E Mosca giunge perciò ad affermare che se durante l’epoca che ora accenna a tramontare i popoli di civiltà europea hanno potuto mantenere il loro primato nel mondo ciò si deve in massima parte ai benefici effetti del loro regime politico.
Certamente anche il regime rappresentativo è suscettibile di miglioramenti, sovratutto indiretti. Il Mosca ne addita due, relativi alla disciplina della libertà di stampa e di associazione. Rispetto a cui oggi si oscilla tra l’estremo di una sfrenata licenza in tempi di governi deboli e di compressione arbitraria in tempi di governi forti. Occorrerebbe che la legge definisse esattamente quali sono i reati di stampa e perseguire i veri responsabili dei reati, ossia gli scrittori; e farebbe d’uopo parimenti che la legge dichiarasse con precisione quali sono i limiti entro i quali è consentito ai cittadini associarsi ed al di là dei quali comincia il diritto dello stato a difendersi contro le organizzazioni attentatrici alla sua sovranità. L’onnipotenza assoluta della stampa e delle associazioni è altrettanto dannosa alla collettività come l’onnipotenza dello stato. Se si guarda in fondo, si vede dunque che l’essenza dei regimi rappresentativi non sta nella formula della sovranità popolare, sta nella creazione di una classe politica variegata, colta, economicamente indipendente, la quale diriga il paese attraverso organi di governo sufficientemente unificati per potere agire, ma non abbastanza sciolti da vincoli da diventare onnipotenti e tirannici. L’errore forse più grave della generazione che oggi volge al tramonto è di avere negletta la formazione di una cosiffatta classe politica, i cui componenti amino, come si esprime il Mosca, tutto ciò che è od appare nobile e bello e consacrino una buona parte della loro attività ad elevare od a salvare dalla decadenza la società nella quale vivono. Costituiscono essi quella piccola aristocrazia morale ed intellettuale che impedisce all’umanità di imputridire nel fango degli egoismi e degli appetiti materiali, ed a questa aristocrazia principalmente si deve se molte nazioni sono uscite dalla barbarie e non vi sono mai del tutto ricadute.

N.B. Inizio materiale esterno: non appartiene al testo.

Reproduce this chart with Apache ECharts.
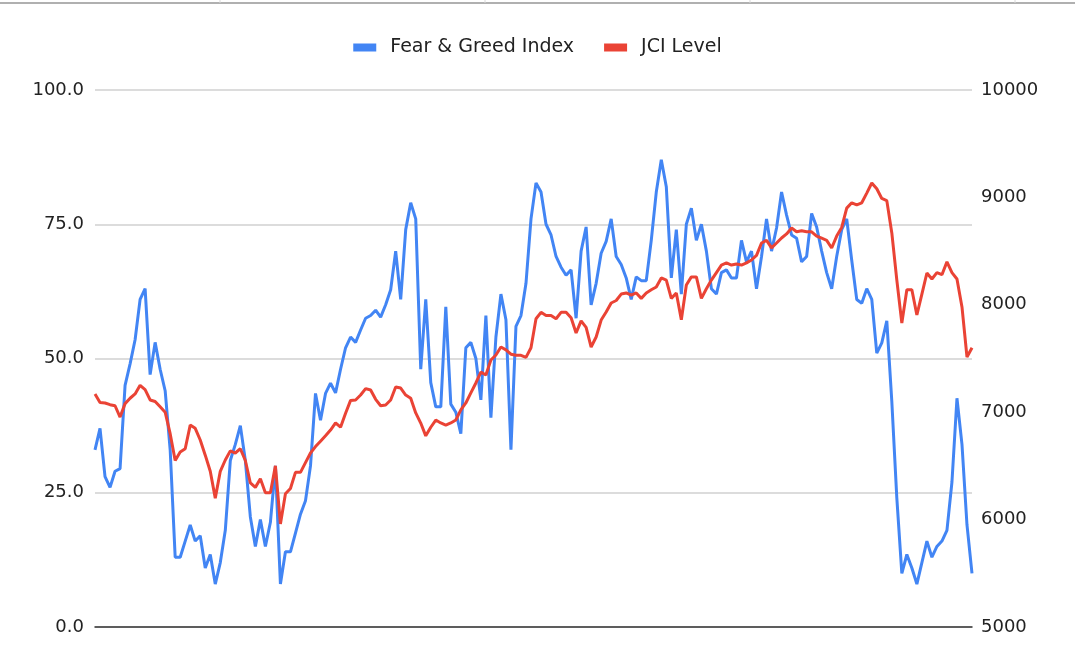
<!DOCTYPE html>
<html>
<head>
<meta charset="utf-8">
<script src="https://cdn.jsdelivr.net/npm/echarts@6/dist/echarts.min.js"></script>
<style>
html,body{margin:0;padding:0;background:#fff;}
#c{width:1075px;height:667px;}
</style>
</head>
<body>
<div id="c"></div>
<script>
const seriesNames = ['Fear & Greed Index', 'JCI Level'];
const fearGreed = [
33,37,28,26,29,29.5,45,49,53.5,61,63,47,53,48,44,33,13,13,16,19,
16,17,11,13.5,8,12,18,31,34,37.5,31,20.5,15,20,15,19.5,30,8,14,14,
17.5,21,23.5,30,43.5,38.5,43.5,45.4,43.6,48,52,54,53,55.3,57.5,58,59,57.7,60,62.8,
70,61,74,79,76,48,61,45.5,41,41,59.6,41.5,40,36,52,53,50,42.3,58,39,
54,62,57.2,33,56,58,64,76,82.7,81,75,73,69,67,65.5,66.5,57.5,70,74.5,60,
64,69.6,71.8,76,69,67.5,65,61,65.2,64.5,64.5,72,81,87,82,65,74,62,75,78,
72,75,70,63,62,66,66.5,65,65,72,68,70,63,69,76,70,74.3,81,76.7,73,
72.4,68,69,77,74.5,70,66,63,69,74,76,68.3,61,60.3,63,61,51,52.9,57,42,
24,10,13.5,11,8,12,16,13,15,16,18,27,42.6,34,19,10
];
const jciLevel = [
7170,7090,7086,7070,7060,6955,7080,7130,7170,7250,7210,7114,7100,7050,7000,6800,6550,6630,6660,6880,
6850,6741,6600,6450,6200,6450,6555,6640,6620,6660,6550,6341,6300,6380,6250,6250,6500,5960,6240,6290,
6440,6440,6530,6620,6680,6730,6780,6834,6900,6860,6990,7110,7114,7160,7220,7207,7120,7060,7067,7114,
7235,7225,7160,7130,6993,6899,6780,6860,6927,6900,6880,6900,6927,7021,7086,7180,7272,7374,7346,7486,
7533,7607,7580,7540,7530,7530,7510,7600,7870,7930,7900,7900,7870,7930,7930,7880,7737,7850,7790,7607,
7700,7858,7933,8017,8040,8100,8110,8090,8110,8060,8110,8140,8166,8250,8230,8060,8110,7860,8184,8260,
8260,8060,8150,8230,8300,8370,8390,8370,8380,8370,8390,8417,8460,8575,8600,8530,8575,8622,8660,8715,
8680,8690,8680,8680,8640,8620,8600,8529,8640,8720,8900,8950,8930,8950,9040,9134,9080,8990,8970,8669,
8230,7830,8140,8140,7905,8100,8296,8240,8300,8280,8400,8300,8240,7980,7514,7600
];
const leftTickLabels = ['0.0','25.0','50.0','75.0','100.0'];
const rightTickLabels = ['5000','6000','7000','8000','9000','10000'];

const chart = echarts.init(document.getElementById('c'), null, {renderer:'canvas'});
const font = '"DejaVu Sans", Arial, sans-serif';
chart.setOption({
  animation: false,
  backgroundColor: '#fff',
  graphic: [
    {type:'line', shape:{x1:0,y1:3,x2:1075,y2:3}, style:{stroke:'#b0b0b0', lineWidth:2}, silent:true},
    {type:'line', shape:{x1:220,y1:0,x2:220,y2:3}, style:{stroke:'#d8d8d8', lineWidth:1}, silent:true},
    {type:'line', shape:{x1:485,y1:0,x2:485,y2:3}, style:{stroke:'#d8d8d8', lineWidth:1}, silent:true},
    {type:'line', shape:{x1:750,y1:0,x2:750,y2:3}, style:{stroke:'#d8d8d8', lineWidth:1}, silent:true},
    {type:'line', shape:{x1:1015,y1:0,x2:1015,y2:3}, style:{stroke:'#d8d8d8', lineWidth:1}, silent:true}
  ],
  legend: {
    top: 33,
    left: 'center',
    icon: 'rect',
    itemWidth: 23,
    itemHeight: 8,
    itemGap: 30,
    textStyle: {fontFamily: font, fontSize: 19, color: '#222', padding:[0,0,0,9]},
    data: seriesNames
  },
  grid: {left: 95, right: 103, top: 90, bottom: 40, containLabel: false},
  xAxis: {
    type: 'category',
    boundaryGap: false,
    axisLine: {show: true, lineStyle: {color: '#333', width: 1.5}},
    axisTick: {show: false},
    axisLabel: {show: false},
    splitLine: {show: false}
  },
  yAxis: [
    {
      type: 'value', min: 0, max: 100, interval: 25,
      axisLine: {show: false}, axisTick: {show: false},
      axisLabel: {fontFamily: font, fontSize: 18, color: '#222', margin: 11,
        formatter: v => leftTickLabels[Math.round(v/25)]},
      splitLine: {show: true, lineStyle: {color: '#d0d0d0', width: 1.5}}
    },
    {
      type: 'value', min: 5000, max: 10000, interval: 1000,
      axisLine: {show: false}, axisTick: {show: false},
      axisLabel: {fontFamily: font, fontSize: 18, color: '#222', margin: 9,
        formatter: v => rightTickLabels[Math.round((v-5000)/1000)]},
      splitLine: {show: false}
    }
  ],
  series: [
    {name: seriesNames[0], type: 'line', yAxisIndex: 0, data: fearGreed, showSymbol: false,
     lineStyle: {color: '#4285F4', width: 3}, itemStyle: {color: '#4285F4'}},
    {name: seriesNames[1], type: 'line', yAxisIndex: 1, data: jciLevel, showSymbol: false,
     lineStyle: {color: '#EA4335', width: 3}, itemStyle: {color: '#EA4335'}}
  ]
});
</script>
</body>
</html>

La unificazione d’Italia si deve ad una aristocrazia di questo genere formatasi nei travagli silenziosi di pensiero e di opere volti dal 1821 al 1848. L’aristocrazia di giovani appartenenti alle classi medie, la quale diede durante la grande guerra prova di tanta virtù militare, trasformando rozzi contadini in soldati difensori dell’Italia, deve oggi dar prova di altrettanta virtù civile e, coll’educazione politica e col freno imposto ai proprii generosi impulsi, deve dare all’Italia quella classe politica colta, indipendente e capace di cui il nostro paese ha massimamente bisogno.